━━━━━ Material provided ━━━━━

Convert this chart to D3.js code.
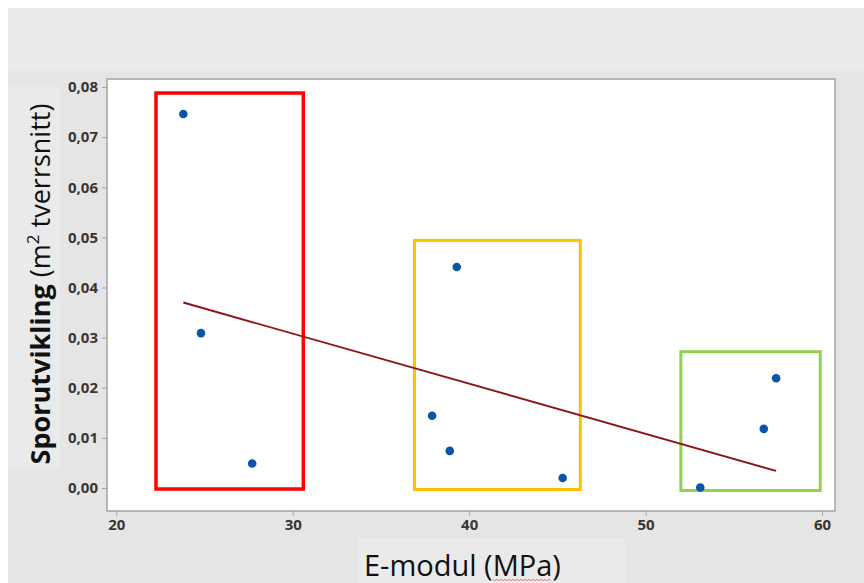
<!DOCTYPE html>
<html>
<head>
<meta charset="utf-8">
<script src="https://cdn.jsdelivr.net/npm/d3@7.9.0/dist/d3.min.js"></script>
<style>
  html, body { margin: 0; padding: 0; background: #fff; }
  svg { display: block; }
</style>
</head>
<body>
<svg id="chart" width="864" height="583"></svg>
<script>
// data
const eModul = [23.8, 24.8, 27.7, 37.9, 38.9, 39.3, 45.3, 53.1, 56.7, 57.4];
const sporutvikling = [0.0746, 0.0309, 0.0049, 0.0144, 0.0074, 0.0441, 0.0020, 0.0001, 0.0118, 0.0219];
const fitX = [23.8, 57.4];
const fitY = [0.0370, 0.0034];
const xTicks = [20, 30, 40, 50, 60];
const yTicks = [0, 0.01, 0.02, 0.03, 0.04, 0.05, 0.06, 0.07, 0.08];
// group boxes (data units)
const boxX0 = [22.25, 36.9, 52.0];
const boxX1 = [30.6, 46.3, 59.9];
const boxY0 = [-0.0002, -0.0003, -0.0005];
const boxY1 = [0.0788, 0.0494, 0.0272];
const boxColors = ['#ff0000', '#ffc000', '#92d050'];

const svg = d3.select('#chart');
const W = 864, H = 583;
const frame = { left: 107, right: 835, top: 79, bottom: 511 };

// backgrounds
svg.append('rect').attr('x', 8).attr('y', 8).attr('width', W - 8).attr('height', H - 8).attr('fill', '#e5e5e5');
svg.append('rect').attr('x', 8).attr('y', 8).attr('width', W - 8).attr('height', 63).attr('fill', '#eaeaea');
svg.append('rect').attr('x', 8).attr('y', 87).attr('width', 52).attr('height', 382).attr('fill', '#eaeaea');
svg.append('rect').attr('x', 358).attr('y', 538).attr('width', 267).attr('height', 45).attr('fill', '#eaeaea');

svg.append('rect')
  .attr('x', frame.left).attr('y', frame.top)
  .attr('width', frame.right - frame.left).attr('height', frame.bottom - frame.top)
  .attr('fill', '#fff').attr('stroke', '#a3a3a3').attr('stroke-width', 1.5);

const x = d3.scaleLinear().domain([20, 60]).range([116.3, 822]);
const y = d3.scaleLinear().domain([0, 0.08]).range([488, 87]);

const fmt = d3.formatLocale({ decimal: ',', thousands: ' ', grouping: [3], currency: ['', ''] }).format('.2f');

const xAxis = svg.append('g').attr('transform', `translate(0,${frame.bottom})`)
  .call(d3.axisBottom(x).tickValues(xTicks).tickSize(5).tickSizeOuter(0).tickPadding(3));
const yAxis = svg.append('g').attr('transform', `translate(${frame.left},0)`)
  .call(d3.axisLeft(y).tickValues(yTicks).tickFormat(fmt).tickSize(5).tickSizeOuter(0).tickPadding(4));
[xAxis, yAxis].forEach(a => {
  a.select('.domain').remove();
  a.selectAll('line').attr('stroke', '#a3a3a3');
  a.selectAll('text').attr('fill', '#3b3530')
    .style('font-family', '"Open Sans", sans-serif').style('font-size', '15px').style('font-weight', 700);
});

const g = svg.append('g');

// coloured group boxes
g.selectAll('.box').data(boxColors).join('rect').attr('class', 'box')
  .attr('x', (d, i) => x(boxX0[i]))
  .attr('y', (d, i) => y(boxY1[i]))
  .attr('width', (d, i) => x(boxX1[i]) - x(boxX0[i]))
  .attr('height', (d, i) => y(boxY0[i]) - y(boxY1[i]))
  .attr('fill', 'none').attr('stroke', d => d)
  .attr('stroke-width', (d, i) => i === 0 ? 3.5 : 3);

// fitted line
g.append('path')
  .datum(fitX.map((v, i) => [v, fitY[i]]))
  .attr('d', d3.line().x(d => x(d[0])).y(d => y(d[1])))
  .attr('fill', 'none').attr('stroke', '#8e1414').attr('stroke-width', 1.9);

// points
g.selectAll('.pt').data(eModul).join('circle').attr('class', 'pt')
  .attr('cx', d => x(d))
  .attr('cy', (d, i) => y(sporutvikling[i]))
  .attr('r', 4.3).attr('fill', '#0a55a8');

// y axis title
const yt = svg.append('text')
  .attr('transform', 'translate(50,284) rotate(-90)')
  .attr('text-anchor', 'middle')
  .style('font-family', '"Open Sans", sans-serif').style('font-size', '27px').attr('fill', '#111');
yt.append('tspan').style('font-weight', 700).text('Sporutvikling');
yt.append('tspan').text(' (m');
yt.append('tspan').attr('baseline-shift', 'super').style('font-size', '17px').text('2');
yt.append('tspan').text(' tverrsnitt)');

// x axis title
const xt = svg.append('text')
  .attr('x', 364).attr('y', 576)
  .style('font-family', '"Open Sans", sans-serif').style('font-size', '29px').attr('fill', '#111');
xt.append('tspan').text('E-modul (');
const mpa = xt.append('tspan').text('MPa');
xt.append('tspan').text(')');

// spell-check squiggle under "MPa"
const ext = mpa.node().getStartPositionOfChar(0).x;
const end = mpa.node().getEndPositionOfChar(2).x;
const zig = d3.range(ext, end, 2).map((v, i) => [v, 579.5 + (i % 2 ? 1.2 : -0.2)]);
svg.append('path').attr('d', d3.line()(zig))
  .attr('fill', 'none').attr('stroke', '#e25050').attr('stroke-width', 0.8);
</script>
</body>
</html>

━━━━━
━━━━━ Material provided ━━━━━

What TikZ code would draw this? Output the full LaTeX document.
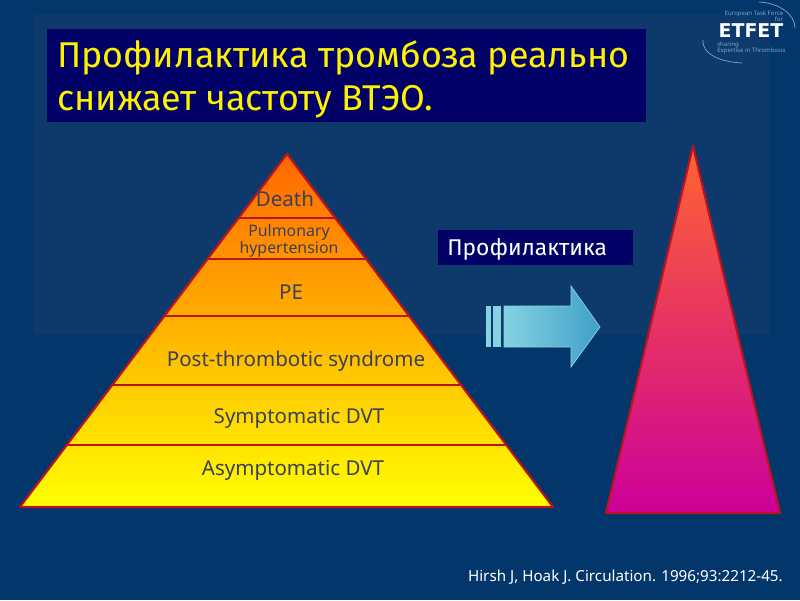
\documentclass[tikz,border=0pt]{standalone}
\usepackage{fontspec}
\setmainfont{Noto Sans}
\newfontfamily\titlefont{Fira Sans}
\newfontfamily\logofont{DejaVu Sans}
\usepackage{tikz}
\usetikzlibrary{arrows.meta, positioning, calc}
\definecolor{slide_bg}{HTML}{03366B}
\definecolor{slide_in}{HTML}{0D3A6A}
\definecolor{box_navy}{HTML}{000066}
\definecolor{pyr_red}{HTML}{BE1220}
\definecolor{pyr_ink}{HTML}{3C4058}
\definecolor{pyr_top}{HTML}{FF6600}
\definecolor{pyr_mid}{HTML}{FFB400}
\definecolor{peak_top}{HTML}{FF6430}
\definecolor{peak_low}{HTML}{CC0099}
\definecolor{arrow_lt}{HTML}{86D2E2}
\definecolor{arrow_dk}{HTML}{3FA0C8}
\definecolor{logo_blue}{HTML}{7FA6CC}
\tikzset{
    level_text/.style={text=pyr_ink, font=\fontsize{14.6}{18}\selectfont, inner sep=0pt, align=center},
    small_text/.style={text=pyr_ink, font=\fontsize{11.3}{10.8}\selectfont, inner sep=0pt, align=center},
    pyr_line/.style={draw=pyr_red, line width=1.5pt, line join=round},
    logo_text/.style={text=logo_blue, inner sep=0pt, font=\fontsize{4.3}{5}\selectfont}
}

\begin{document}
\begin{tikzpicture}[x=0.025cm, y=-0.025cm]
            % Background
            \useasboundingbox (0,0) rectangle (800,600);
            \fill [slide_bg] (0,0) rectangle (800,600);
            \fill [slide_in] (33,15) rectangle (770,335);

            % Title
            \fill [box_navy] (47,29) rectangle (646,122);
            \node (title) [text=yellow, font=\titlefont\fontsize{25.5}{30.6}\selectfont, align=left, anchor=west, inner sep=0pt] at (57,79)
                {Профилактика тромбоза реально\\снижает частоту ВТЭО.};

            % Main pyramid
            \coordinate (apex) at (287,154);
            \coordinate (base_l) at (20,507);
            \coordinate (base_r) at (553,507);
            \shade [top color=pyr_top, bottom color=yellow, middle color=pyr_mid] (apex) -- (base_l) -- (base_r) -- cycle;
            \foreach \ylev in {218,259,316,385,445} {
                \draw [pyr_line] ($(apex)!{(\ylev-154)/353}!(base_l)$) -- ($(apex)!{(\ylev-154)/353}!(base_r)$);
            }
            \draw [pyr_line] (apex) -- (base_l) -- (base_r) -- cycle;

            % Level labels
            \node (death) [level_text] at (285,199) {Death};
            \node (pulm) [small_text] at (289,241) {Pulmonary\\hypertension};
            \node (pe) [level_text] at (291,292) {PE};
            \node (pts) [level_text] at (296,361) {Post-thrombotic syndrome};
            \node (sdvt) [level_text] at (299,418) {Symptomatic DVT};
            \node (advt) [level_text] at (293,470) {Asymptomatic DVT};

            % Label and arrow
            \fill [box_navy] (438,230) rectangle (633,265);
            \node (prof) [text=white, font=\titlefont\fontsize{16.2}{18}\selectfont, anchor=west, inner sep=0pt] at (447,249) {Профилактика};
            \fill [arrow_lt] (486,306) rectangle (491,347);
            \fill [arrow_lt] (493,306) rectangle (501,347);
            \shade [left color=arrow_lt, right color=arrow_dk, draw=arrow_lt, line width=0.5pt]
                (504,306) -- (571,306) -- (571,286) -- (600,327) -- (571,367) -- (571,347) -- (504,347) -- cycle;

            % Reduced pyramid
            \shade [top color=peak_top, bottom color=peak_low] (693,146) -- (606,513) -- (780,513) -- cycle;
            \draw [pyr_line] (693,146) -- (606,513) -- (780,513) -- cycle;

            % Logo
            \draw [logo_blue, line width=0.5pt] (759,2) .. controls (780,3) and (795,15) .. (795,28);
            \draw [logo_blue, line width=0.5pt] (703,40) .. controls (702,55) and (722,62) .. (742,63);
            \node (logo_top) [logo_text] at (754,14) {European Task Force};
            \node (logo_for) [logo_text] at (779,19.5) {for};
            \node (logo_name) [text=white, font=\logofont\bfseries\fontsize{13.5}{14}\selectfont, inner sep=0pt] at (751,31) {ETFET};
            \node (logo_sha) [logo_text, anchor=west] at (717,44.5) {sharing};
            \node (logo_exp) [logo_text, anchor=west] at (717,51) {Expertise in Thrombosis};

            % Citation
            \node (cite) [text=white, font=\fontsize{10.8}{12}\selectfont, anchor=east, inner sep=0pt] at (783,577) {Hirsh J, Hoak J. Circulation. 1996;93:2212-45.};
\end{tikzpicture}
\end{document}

━━━━━

_Brief_:
What's needed is an exact copy of the lines above from the one with "What TikZ code" through the one with "(33,15) rectangle (770,335);", both included; the pictures stay out.

_Solved exercise_:
What TikZ code would draw this? Output the full LaTeX document.
\documentclass[tikz,border=0pt]{standalone}
\usepackage{fontspec}
\setmainfont{Noto Sans}
\newfontfamily\titlefont{Fira Sans}
\newfontfamily\logofont{DejaVu Sans}
\usepackage{tikz}
\usetikzlibrary{arrows.meta, positioning, calc}
\definecolor{slide_bg}{HTML}{03366B}
\definecolor{slide_in}{HTML}{0D3A6A}
\definecolor{box_navy}{HTML}{000066}
\definecolor{pyr_red}{HTML}{BE1220}
\definecolor{pyr_ink}{HTML}{3C4058}
\definecolor{pyr_top}{HTML}{FF6600}
\definecolor{pyr_mid}{HTML}{FFB400}
\definecolor{peak_top}{HTML}{FF6430}
\definecolor{peak_low}{HTML}{CC0099}
\definecolor{arrow_lt}{HTML}{86D2E2}
\definecolor{arrow_dk}{HTML}{3FA0C8}
\definecolor{logo_blue}{HTML}{7FA6CC}
\tikzset{
    level_text/.style={text=pyr_ink, font=\fontsize{14.6}{18}\selectfont, inner sep=0pt, align=center},
    small_text/.style={text=pyr_ink, font=\fontsize{11.3}{10.8}\selectfont, inner sep=0pt, align=center},
    pyr_line/.style={draw=pyr_red, line width=1.5pt, line join=round},
    logo_text/.style={text=logo_blue, inner sep=0pt, font=\fontsize{4.3}{5}\selectfont}
}

\begin{document}
\begin{tikzpicture}[x=0.025cm, y=-0.025cm]
            % Background
            \useasboundingbox (0,0) rectangle (800,600);
            \fill [slide_bg] (0,0) rectangle (800,600);
            \fill [slide_in] (33,15) rectangle (770,335);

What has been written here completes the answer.